[Python-Dev] redefining is

[Samuele Pedroni]

At 17:09 19.03.2004 -0500, Andrew Koenig wrote:
> > >It certainly doesn't *require* a builtin operator.  I do think, however,
> > >that the proposed comparison is more useful than "is" in most contexts in
> > >which programmers use "is" today.  In particular, programs that use "is"
> > >caneasily contain bugs that testing on a particular implementation can
> > >never reveal, and using the proposed comparison instead makes such bugs
> > much less likely (and perhaps even impossible).
>
>
> > maybe, OTOH I suspect that people most puzzled by
>
> >  >>> a = 1
> >  >>> b = 1
> >  >>> a is b
> > True
> >  >>> a = 99
> >  >>> b = 99
> >  >>> a is b
> > True
> >  >>> a = 101
> >  >>> b = 101
> >  >>> a is b
> > False
> >
> > really simply expect there to be just one 1 and 99 and 101, not an
> > half-a-page definition of 'is' or some such involving the notion of
> > (im)mutability.
>
>I think we are agreeing with each other.

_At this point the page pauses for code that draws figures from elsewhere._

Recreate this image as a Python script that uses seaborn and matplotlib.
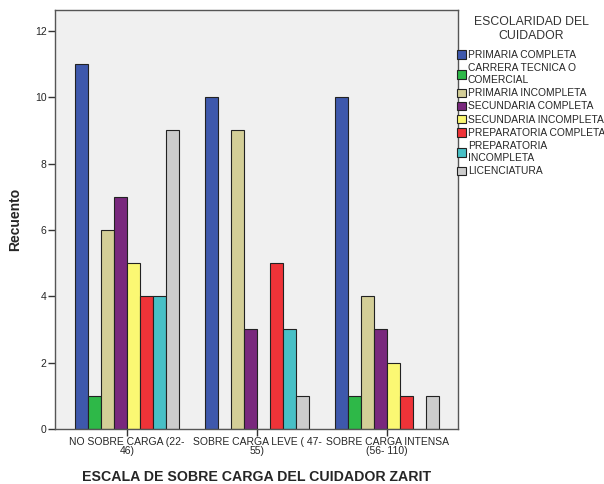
import pandas as pd
import seaborn as sns
import matplotlib.pyplot as plt

# categories of the Zarit scale (x axis)
grupos = ["NO SOBRE CARGA (22-\n46)", "SOBRE CARGA LEVE ( 47-\n55)",
          "SOBRE CARGA INTENSA\n(56- 110)"]

# schooling levels (hue)
escolaridad = ["PRIMARIA COMPLETA", "CARRERA TECNICA O\nCOMERCIAL",
               "PRIMARIA INCOMPLETA", "SECUNDARIA COMPLETA",
               "SECUNDARIA INCOMPLETA", "PREPARATORIA COMPLETA",
               "PREPARATORIA\nINCOMPLETA", "LICENCIATURA"]

# counts per group, one list per schooling level
primaria_completa = [11, 10, 10]
carrera_tecnica = [1, 0, 1]
primaria_incompleta = [6, 9, 4]
secundaria_completa = [7, 3, 3]
secundaria_incompleta = [5, 0, 2]
preparatoria_completa = [4, 5, 1]
preparatoria_incompleta = [4, 3, 0]
licenciatura = [9, 1, 1]

colores = ["#3E58AC", "#2EB848", "#D3CE97", "#79287D",
           "#FBF873", "#EF3338", "#48C0C6", "#CCCCCC"]

series = [primaria_completa, carrera_tecnica, primaria_incompleta,
          secundaria_completa, secundaria_incompleta, preparatoria_completa,
          preparatoria_incompleta, licenciatura]

rows = []
for nivel, vals in zip(escolaridad, series):
    for g, v in zip(grupos, vals):
        rows.append({"grupo": g, "nivel": nivel, "recuento": v})
df = pd.DataFrame(rows)

sns.set_style("white")
plt.rcParams['font.family'] = ['Liberation Sans', 'DejaVu Sans']

fig = plt.figure(figsize=(6.04, 4.84), dpi=100)
ax = fig.add_axes([55 / 604, 1 - 429 / 484, (458 - 55) / 604, (429 - 10) / 484])

sns.barplot(data=df, x="grupo", y="recuento", hue="nivel",
            order=grupos, hue_order=escolaridad, palette=colores,
            width=0.8, edgecolor="#222222", linewidth=0.8,
            saturation=1, ax=ax, legend=False)

ax.set_facecolor("#F0F0F0")
ax.set_xlim(-0.554, 2.546)
ax.set_ylim(0, 12.63)
ax.set_yticks([0, 2, 4, 6, 8, 10, 12])
for s in ax.spines.values():
    s.set_color("#555555")
    s.set_linewidth(1.0)
ax.tick_params(axis="both", direction="out", length=5, width=1,
               color="#333333", labelsize=7.5, pad=1,
               bottom=True, left=True)
for lab in ax.get_xticklabels():
    lab.set_linespacing(0.85)

ax.set_ylabel("Recuento", fontsize=10, fontweight="bold", labelpad=9)
ax.set_xlabel("ESCALA DE SOBRE CARGA DEL CUIDADOR ZARIT", fontsize=10.2,
              fontweight="bold", labelpad=10)

# legend title drawn separately, entries below it
fig.text(531 / 604, 1 - 29 / 484, "ESCOLARIDAD DEL\nCUIDADOR", ha="center",
         va="center", fontsize=8.8, color="#333333", linespacing=1.15,
         multialignment="center")
handles = [plt.Rectangle((0, 0), 1, 1, facecolor=c, edgecolor="#222222",
                         linewidth=0.8) for c in colores]
leg = fig.legend(handles, escolaridad,
                 loc="upper left", bbox_to_anchor=(457 / 604, 1 - 50 / 484),
                 frameon=False, fontsize=7.4,
                 handlelength=0.85, handleheight=0.85, handletextpad=0.2,
                 labelspacing=0.32, borderaxespad=0, borderpad=0)

fig.savefig("out.png", dpi=100, facecolor="white")
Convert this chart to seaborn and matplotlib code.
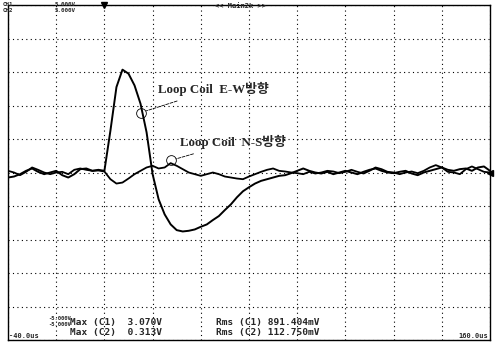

nope, my point is that the friendly "fit everybody brain" solution would be 
to keep
the definition of 'is' as is, but force some classes of value objects to 
force singletons for each value, but this cannot be made to work. So we 
cannot win.

So we remain with the gain of killing potential bugs related to naive usage 
of 'is', but I don't think that's worth the spec complexity.


>Because if "is" were redefined in
>the way that was proposed, we would have the following behavior on every
>implementation:
>
>         >>> a = 1
>         >>> b = 1
>         >>> a is b
>         True
>         >>> a = 99
>         >>> b = 99
>         >>> a is b
>         True
>         >>> a = 101
>         >>> b = 101
>         >>> a is b
>         True

yes, but through a far more complex model, and still I don't know then 
whether they expect there to be just e.g. one (1,1) or many.